The School For Good And Evil Review: Impossible Not To Compare To Harry Potter, But Still Funny
The School for Good and Evil unavoidably exists in the shadow of Harry Potter, but it still has some high points of its own.
The School Of Good And Evil Review Score:
Like any young adult fantasy story, The School for Good and Evil unavoidably exists in the shadow of Harry Potter. While any story involving talented and special youths on adventures will be compared to JK Rowling’s series of books and their film adaptations, the new Netflix movie The School for Good and Evil doubles down by being set almost entirely set in a magical education facility with a distinctly medieval vibe, competing groups of students who are sorted immediately upon entry, and quirky professorial types. While The School for Good and Evil does not ever reach the heights of the best entries of Harry Potter, it mostly succeeds on its own, admittedly derivative merits.
The School for Good and Evil stars Sophia Anne Caruso and Sofia Wylie, two best friends in the village of Gavaldon who stand out from their peers by dint of seeming, well, kind of magical. While Sophie (Caruso) has the typical qualities associated with Disney princesses (such as chumming around with small, cute woodland creatures), Agatha (Wylie) has more of a dark, witchy vibe. However, when both are kidnapped and brought to the titular School for Good and Evil, Sophie is sorted into the Evil half of the school, which is overseen by Lady Leonora Lesso (Charlize Theron in a wild red wig), and Agatha is delivered to the Good half, administered by Prof. Clarissa Dovey (Kerry Washington).
So far, so good: The School for Good and Evil takes the existing trope of an academy full of hormonal, magically empowered teens and mixes it up by pulling a switcheroo on its leads. The School Master (an underused Laurence Fishburne) insists that there has been no mistake in assigning Agatha to Good and Sophie to Evil, and the pair find themselves facing off against hostile mean girl cliques from both sides of the school.
On the plus side, The School for Good and Evil dives right into some intriguing concepts pretty much immediately. Although much is made of the “Evers” being wholly noble and heroic, with King Arthur’s son Tedros being the school’s resident hunk, and the “Nevers” being the villains of fairytales (the Sheriff of Nottingham’s daughter goes here), it becomes quickly apparent that neither side has a monopoly on pettiness, cruelty, and arrogance. Students who fail their exams get turned into magical fish for centuries, and that’s just from the good guys.
The School for Good and Evil is more interested in delving into relative morality than you might expect from a YA fantasy film, but it unfortunately does not get a lot deeper than proclaiming empathy to be the strongest magic of all. The movie was directed by Paul Feig (from a 2013 novel by Soman Chainani), who brings the comedic touches regularly: one particularly hilarious example sees a group of Nevers threatening their Good counterparts, only to get creeped out themselves when one of their own group blithely suggests cannibalism.
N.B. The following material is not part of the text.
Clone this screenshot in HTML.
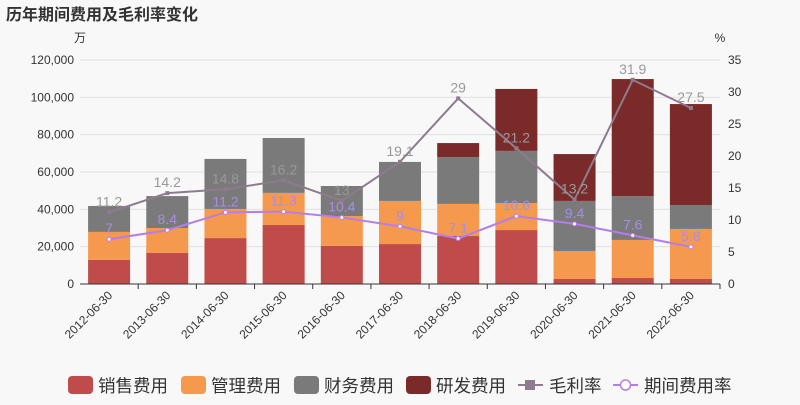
<!DOCTYPE html>
<html><head><meta charset="utf-8"><style>
body{margin:0;background:#f8f8f8;}
svg{font-family:"Liberation Sans","Noto Sans CJK SC",sans-serif;}
</style></head><body>
<svg id="c" width="800" height="400">
<rect width="800" height="400" fill="#f8f8f8"/>
<text x="6" y="20" font-size="16" font-weight="bold" fill="#333">历年期间费用及毛利率变化</text>
<text x="80" y="42" font-size="12" fill="#333" text-anchor="middle">万</text>
<text x="720" y="42" font-size="12" fill="#333" text-anchor="middle">%</text>
<g id="grid"></g><g id="bars"></g><g id="lines"></g><g id="axes"></g><g id="legend"></g>
</svg>
<script>
const categories=["2012-06-30","2013-06-30","2014-06-30","2015-06-30","2016-06-30","2017-06-30","2018-06-30","2019-06-30","2020-06-30","2021-06-30","2022-06-30"];
const sales=[12900,16600,24600,31600,20400,21400,25700,28900,2700,3200,2700];
const mgmt=[15000,13400,15600,17200,16000,23100,17200,14500,15000,20400,26800];
const fin=[13900,17100,26800,29400,16100,20900,25100,27900,26800,23500,12800];
const rd=[0,0,0,0,0,0,7500,33200,25100,62700,54100];
const margin=[11.2,14.2,14.8,16.2,13,19.1,29,21.2,13.2,31.9,27.5];
const rate=[7,8.4,11.2,11.3,10.4,9,7.1,10.6,9.4,7.6,5.8];
const leftTicks=[0,20000,40000,60000,80000,100000,120000];
const rightTicks=[0,5,10,15,20,25,30,35];
const X0=80,X1=720,Y0=284,Y1=60;
const NS="http://www.w3.org/2000/svg";
const step=(X1-X0)/categories.length;
const xc=i=>X0+step*(i+0.5);
const yl=v=>Y0-(v/120000)*(Y0-Y1);
const yr=v=>Y0-(v/35)*(Y0-Y1);
function mk(t,a,p,txt){const e=document.createElementNS(NS,t);for(const k in a)e.setAttribute(k,a[k]);if(txt!==undefined)e.textContent=txt;p.appendChild(e);return e;}
const G=id=>document.getElementById(id);
leftTicks.forEach((v,i)=>{
 if(v>0){const l=mk('line',{x1:X0,x2:X1,y1:yl(v),y2:yl(v),stroke:'#e0e0e0'},G('grid'));
 
 }
 const t=mk('text',{x:X0-6,y:yl(v)+4,'font-size':12,fill:'#333','text-anchor':'end'},G('axes'),v.toLocaleString('en-US'));
 
 
});
rightTicks.forEach(v=>{
 const t=mk('text',{x:X1+8,y:yr(v)+4,'font-size':12,fill:'#333'},G('axes'),String(v));
 
 
});
mk('line',{x1:X0,x2:X1,y1:Y0,y2:Y0,stroke:'#333'},G('axes'));
const series=[[sales,'#c04b4b','sales'],[mgmt,'#f5994e','mgmt'],[fin,'#7a7a7a','finance'],[rd,'#7b2a2a','rd']];
categories.forEach((c,i)=>{
 let acc=0;
 series.forEach(([arr,col,n])=>{
  const v=arr[i];if(!v)return;
  const r=mk('rect',{x:xc(i)-21,width:42,y:yl(acc+v),height:yl(acc)-yl(acc+v),fill:col},G('bars'));
  
  
  acc+=v;
 });
 mk('line',{x1:X0+step*(i+1),x2:X0+step*(i+1),y1:Y0,y2:Y0+5,stroke:'#333'},G('axes'));
 const t=mk('text',{x:xc(i)+4,y:Y0+12,'font-size':12,fill:'#333','text-anchor':'end',transform:`rotate(-45 ${xc(i)+4} ${Y0+12})`},G('axes'),c);
 
 
});
function line(arr,col,n,circle,lblCol){
 const pts=arr.map((v,i)=>xc(i)+','+yr(v)).join(' ');
 const p=mk('polyline',{points:pts,fill:'none',stroke:col,'stroke-width':2},G('lines'));
 
 
 arr.forEach((v,i)=>{
  const m=circle?mk('circle',{cx:xc(i),cy:yr(v),r:2,fill:'#fff',stroke:col},G('lines')):mk('rect',{x:xc(i)-2,y:yr(v)-2,width:4,height:4,fill:col},G('lines'));
  
  
  const t=mk('text',{x:xc(i),y:yr(v)-6,'font-size':14,fill:lblCol,'text-anchor':'middle'},G('lines'),String(v));
  
  
 });
}
line(margin,'#8e7b8e','margin',false,'#999');
line(rate,'#b47ee8','rate',true,'#a98ce6');
const leg=[['销售费用','#c04b4b',68],['管理费用','#f5994e',181],['财务费用','#7a7a7a',294],['研发费用','#7b2a2a',406]];
leg.forEach(([t,col,x])=>{
 const g=mk('g',{},G('legend'));
 
 
 mk('rect',{x:x,y:376,width:25,height:18,rx:4,fill:col},g);
 mk('text',{x:x+30,y:392,'font-size':17.5,fill:'#333'},g,t);
});
let g=mk('g',{},G('legend'));


mk('line',{x1:518,x2:543,y1:385,y2:385,stroke:'#8e7b8e','stroke-width':2},g);
mk('rect',{x:525,y:380,width:10,height:10,fill:'#8e7b8e'},g);
mk('text',{x:549,y:392,'font-size':17.5,fill:'#333'},g,'毛利率');
g=mk('g',{},G('legend'));


mk('line',{x1:613,x2:638,y1:385,y2:385,stroke:'#b47ee8','stroke-width':2},g);
mk('circle',{cx:625.5,cy:385,r:5,fill:'#fff',stroke:'#b47ee8','stroke-width':1.5},g);
mk('text',{x:644,y:392,'font-size':17.5,fill:'#333'},g,'期间费用率');
</script>
</body></html>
The film also consistently looks fantastic, with the Good side displaying an over-the-top frilly, rococo aesthetic that matches Kerry Washington’s teeth-clenching cheerfulness, while the Evil side luxuriates in a dark gothic style embodied by Charlize Theron’s sardonic, casual badness. Reportedly, Paul Feig is not a fan of the green-screen technique that dominates the Marvel universe, so most of the actual school itself is constructed sets, which is a nice change from most modern, visuals-heavy movies.
Perhaps the biggest question raised by The School for Good and Evil is simple: why is this a movie? The film is a shockingly long 147 minutes, which is a pretty big time investment for a YA film. On the other hand, it could have been easily divided into five to six short episodes for a single season of a fantasy series adaption, which Netflix has had great success with Henry Cavill’s The Witcher.
At times, it actually almost feels like The School for Good and Evil was designed to be the first season of a show, with clear dramatic moments (a tense magical battle involving bees and a tiny dragon, for example, or an extended scene in which Sophie embraces being a cool evil girl and struts to a Billie Eilish song) that could have capped an episode. Considering that the novel source material has five sequels, it is a little bewildering that Netflix chose to tell this story as a film rather than the first season of a series.
On the other hand, The School for Good and Evil definitely finishes on a note that indicates Netflix hopes to make this YA fantasy a series of films. The movie might be difficult not to compare to Harry Potter, but it definitely has a fighting chance to build its own small franchise.